08 juin 2006

Arnaud s'abstient..




Projet PS :
"Pourquoi je me suis abstenu"
par Arnaud Montebourg


Paris, le 7 juin 2007

Aux militants rénovateurs

Après une longue nuit de discussion constructive entre socialistes où nos idées rénovatrices ont poursuivi leur chemin difficile au rythme du pas des éléphants, rencontré les habituelles résistances, tout en parvenant parfois et miraculeusement à convaincre, j’ai salué devant le Bureau national l’existence d’un projet en mesure de nous rassembler et de nous engager tous devant les Français.

J’ai néanmoins choisi de m’abstenir de l’approuver en l’état, en votre nom à tous.

Parce que ce projet ne tranche toujours pas les questions fondamentales qui nous attendront après la victoire espérée de 2007.

D’abord, le refus de la VIe République comme révolution assumée par les socialistes d’un système politique mourant et discrédité. Les réformes envisagées, qui sont toujours bonnes à prendre, ne s’attaquent pas à la structure présidentielle de la Ve République qui continuera à produire ses effets désastreux et dangereux en maintenant les mêmes principes d’irresponsabilité politique que nous combattons. La gauche au pouvoir risquera beaucoup, surtout le décalage avec les aspirations populaires qu’elle a le devoir de porter. La réconciliation des Français avec leur démocratie et leurs dirigeants politiques est loin d’être gagnée.

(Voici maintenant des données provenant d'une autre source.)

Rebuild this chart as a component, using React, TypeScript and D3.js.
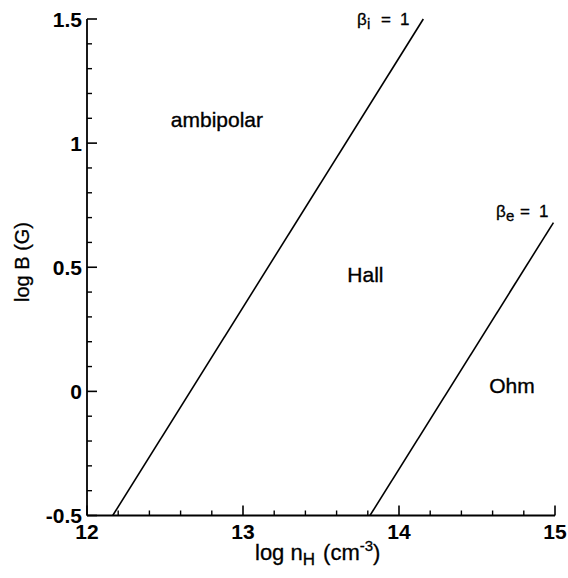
import React from "react";
import * as d3 from "d3";

const xTicks = [12, 13, 14, 15];
const yTicks = [-0.5, 0, 0.5, 1, 1.5];
const xMinorStep = 0.2;
const yMinorStep = 0.1;
const betaILine: [number, number][] = [[12.165, -0.5], [14.156, 1.5]];
const betaELine: [number, number][] = [[13.814, -0.5], [14.99, 0.68]];
const regionNames = ["ambipolar", "Hall", "Ohm"];
const regionPos: [number, number][] = [[12.833, 1.097], [13.785, 0.47], [14.724, 0.024]];

const W = 568, H = 578;
const FONT = "'Liberation Sans', Arial, Helvetica, sans-serif";

function BetaLabel({ x0, y0, sub }: { x0: number; y0: number; sub: string }) {
  return (
    <text x={x0} y={y0} fontSize={17} fill="#000" stroke="#000" strokeWidth={0.3}>
      <tspan>β</tspan>
      <tspan x={x0 + 10} dy={4} fontSize={15}>{sub}</tspan>
      <tspan x={x0 + 24} dy={-4}>=</tspan>
      <tspan x={x0 + 43}>1</tspan>
    </text>
  );
}

export default function App() {
  const x = d3.scaleLinear().domain([12, 15]).range([87, 555]);
  const y = d3.scaleLinear().domain([-0.5, 1.5]).range([515.5, 19]);
  const line = d3.line<[number, number]>().x(d => x(d[0])).y(d => y(d[1]));

  const xMinor = d3.range(12, 15.0001, xMinorStep).filter(v => !xTicks.some(t => Math.abs(t - v) < 1e-6));
  const yMinor = d3.range(-0.5, 1.5001, yMinorStep).filter(v => !yTicks.some(t => Math.abs(t - v) < 1e-6));

  return (
    <svg width={W} height={H} style={{ position: "absolute", left: 0, top: 0, background: "#fff" }} fontFamily={FONT}>
      <rect x={0} y={0} width={W} height={H} fill="#fff" />
      {/* axes */}
      <line x1={x(12)} x2={x(12)} y1={y(-0.5)} y2={y(1.5)} stroke="#000" strokeWidth={1.8} />
      <line x1={x(12)} x2={x(15)} y1={y(-0.5)} y2={y(-0.5)} stroke="#000" strokeWidth={1.8} />
      {yTicks.map(t => (
        <g key={"yt" + t}>
          <line x1={x(12)} x2={x(12) + 10} y1={y(t)} y2={y(t)} stroke="#000" strokeWidth={1.6} />
          <text x={x(12) - 5} y={y(t)} dy="0.36em" textAnchor="end" fontSize={21} fontWeight="bold" fill="#000">{t}</text>
        </g>
      ))}
      {yMinor.map(t => (
        <line key={"ym" + t} x1={x(12)} x2={x(12) + 5} y1={y(t)} y2={y(t)} stroke="#000" strokeWidth={1.4} />
      ))}
      {xTicks.map(t => (
        <g key={"xt" + t}>
          <line x1={x(t)} x2={x(t)} y1={y(-0.5)} y2={y(-0.5) - 10} stroke="#000" strokeWidth={1.6} />
          <text x={x(t)} y={539} textAnchor="middle" fontSize={21} fontWeight="bold" fill="#000">{t}</text>
        </g>
      ))}
      {xMinor.map(t => (
        <line key={"xm" + t} x1={x(t)} x2={x(t)} y1={y(-0.5)} y2={y(-0.5) - 5} stroke="#000" strokeWidth={1.4} />
      ))}
      {/* boundary lines */}
      <path d={line(betaILine) || ""} fill="none" stroke="#000" strokeWidth={1.6} />
      <path d={line(betaELine) || ""} fill="none" stroke="#000" strokeWidth={1.6} />
      {/* beta labels */}
      <BetaLabel x0={357} y0={25} sub="i" />
      <BetaLabel x0={496} y0={217} sub="e" />
      {/* region labels */}
      {regionNames.map((n, i) => (
        <text key={n} x={x(regionPos[i][0])} y={y(regionPos[i][1])} dy="0.36em" textAnchor="middle" fontSize={21} fill="#000" stroke="#000" strokeWidth={0.35}>{n}</text>
      ))}
      {/* axis titles */}
      <text x={255} y={560} fontSize={22} fill="#000" stroke="#000" strokeWidth={0.3}>
        <tspan>log n</tspan>
        <tspan dy={5} fontSize={17}>H</tspan>
        <tspan dy={-5} dx={2}> (cm</tspan>
        <tspan dy={-9} fontSize={15}>-3</tspan>
        <tspan dy={9}>)</tspan>
      </text>
      <text transform={`translate(29,${262}) rotate(-90)`} textAnchor="middle" fontSize={20} fill="#000" stroke="#000" strokeWidth={0.3}>log B (G)</text>
    </svg>
  );
}
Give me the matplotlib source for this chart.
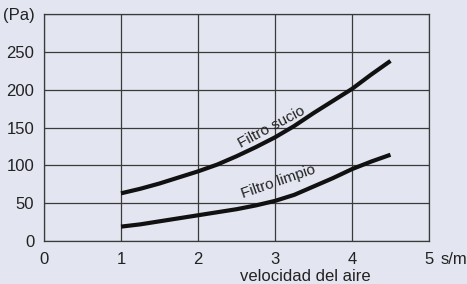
import matplotlib.pyplot as plt
import matplotlib.transforms as mtransforms

plt.rcParams['font.family'] = ['Liberation Sans', 'DejaVu Sans']

# velocidad del aire (s/m) vs. perdida de carga (Pa)
velocidad = [1.0, 1.25, 1.5, 1.75, 2.0, 2.25, 2.5, 2.75, 3.0, 3.25, 3.5, 3.75, 4.0, 4.25, 4.5]
filtro_sucio = [63, 69, 76, 84, 92, 101, 112, 124, 137, 152, 169, 185, 201, 220, 238]
filtro_limpio = [19, 22, 26, 30, 34, 38, 42, 47, 53, 61, 72, 83, 95, 105, 114]

x_ticks = [0, 1, 2, 3, 4, 5]
y_ticks = [0, 50, 100, 150, 200, 250, 300]
y_labels = ['0', '50', '100', '150', '200', '250', '(Pa)']

bg = '#e3e6f0'
grid_c = '#3a3a3a'
txt_c = '#222222'

fig = plt.figure(figsize=(4.67, 2.84), dpi=100, facecolor=bg)
ax = fig.add_axes([0.0942, 0.1514, 0.8244, 0.7993])
ax.set_facecolor(bg)

ax.plot(velocidad, filtro_sucio, color='#111111', lw=3.0, solid_capstyle='butt')
ax.plot(velocidad, filtro_limpio, color='#111111', lw=3.0, solid_capstyle='butt')

ax.set_xlim(0, 5)
ax.set_ylim(0, 300)
ax.set_xticks(x_ticks)
ax.set_yticks(y_ticks)
ax.set_yticklabels(y_labels)
ax.grid(True, color=grid_c, lw=0.9)
ax.set_axisbelow(True)
for s in ax.spines.values():
    s.set_color(grid_c)
    s.set_linewidth(0.9)
ax.tick_params(length=0, labelsize=12, colors=txt_c)
ax.tick_params(axis='y', pad=7)
ax.tick_params(axis='x', pad=8)

ax.text(2.95, 151, 'Filtro sucio', rotation=28, ha='center', va='center',
        fontsize=11, color=txt_c)
ax.text(3.05, 78, 'Filtro limpio', rotation=19, ha='center', va='center',
        fontsize=11, color=txt_c)

tr = mtransforms.blended_transform_factory(ax.transData, ax.transAxes)
ax.annotate('s/m', xy=(5, 0), xycoords=tr, xytext=(8, -8),
            textcoords='offset points', ha='left', va='top',
            fontsize=12, color=txt_c, annotation_clip=False)
ax.text(3.4, -0.155, 'velocidad del aire', transform=tr, ha='center', va='center',
        fontsize=12, color=txt_c, clip_on=False)

fig.savefig('out.png', dpi=100, facecolor=bg)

Ensuite, le refus d’assumer la confrontation avec la mondialisation dérégulée et libérale qui mène l’Europe dans une impasse économique, sociale et environnementale. Les outils du réarmement politique pour la régulation et le contrôle du capitalisme financier sont insuffisants et ne permettront pas le retour puissant en 2007 en France et en Europe du politique face au déchaînement des forces de l’économie et des marchés qui nous attend. Les progrès frileux, conformistes et apparents sur ce terrain ne sont pas à la mesure des graves problèmes dont la solution nous reviendra l’année prochaine.

Enfin, les propositions faites sur la question centrale de la répartition des richesses entre le capital et le travail, nous paraissent des proclamations utiles et méritoires mais artificielles et sans ampleur en raison de l’absence d’outil concret (fiscalité, politique salariale) pour les faire triompher.

La question posée par ce projet est donc celle de sa crédibilité. Aura-t-il la valeur papier et nominale de l’assignat ou aura-t-il la valeur profonde et réelle de l’engagement pour tous les socialistes ? Tous les doutes sont autorisés.

En outre, les rénovateurs n’ont pu que déplorer l’incapacité dans laquelle les 70.000 nouveaux adhérents, dont il faut saluer l’arrivée dans nos rangs, n’auront pas le temps en quelques jours de se saisir et d’améliorer ce projet qui finalement sera à prendre ou à laisser. Le droit d’enrichir le projet par des amendements nationaux est, pour la première fois dans l’histoire du Parti socialiste, retiré à ses militants.